If you're not planning to stay in your first home for the long haul (maybe you know you'll upgrade in 5-7 years), an ARM could save you substantial money. The initial lower rate means lower monthly payments, and you'll likely sell or refinance before the rate adjusts significantly.

Just make sure you understand exactly how your ARM works: when it adjusts, by how much, and what your worst-case scenario payment would be. Only consider this option if you're comfortable with the potential for payment increases.

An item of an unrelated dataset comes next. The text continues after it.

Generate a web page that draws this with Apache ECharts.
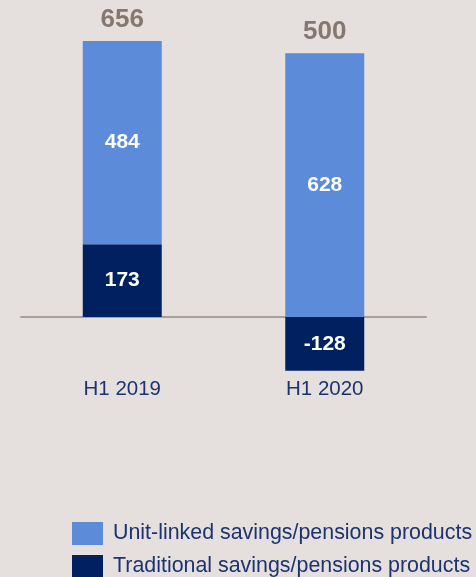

7. Take Advantage of Shifting Market Dynamics
Here's some news that might surprise you: many markets are actually shifting in buyers' favor. Areas that saw intense bidding wars just a couple of years ago now have more inventory and homes selling closer to (or even below) asking price.

 

This means you have more options, more time to make decisions, and more negotiating power. You can ask sellers to contribute toward closing costs, include home warranties, or make repairs without worrying about 15 other competing offers.

Do your homework on local market conditions. Some neighborhoods might still be competitive while others have plenty of options. Your real estate agent can provide specific data about inventory levels, average days on market, and how often homes sell above or below asking price in your target areas.

The Bottom Line: Don't Let Perfect Be the Enemy of Good
Waiting for the "perfect" market conditions – low rates AND low prices – might mean waiting forever. Home prices historically trend upward over time, so the house that costs $350,000 today might cost $375,000 or more by the time rates drop.

By securing financing now, you're locking in your housing costs and starting to build equity immediately instead of watching your rent money disappear every month. You can always refinance later if rates drop significantly.

 

The key is being strategic about your approach. Work with experienced professionals who understand today's market and can help you navigate these challenges. At Desperado Realty, we've helped countless first-time buyers succeed even when market conditions seemed tough.

Remember, every successful homeowner started exactly where you are now – looking at the market and figuring out how to make it work. With the right strategy and preparation, you can join their ranks sooner than you think.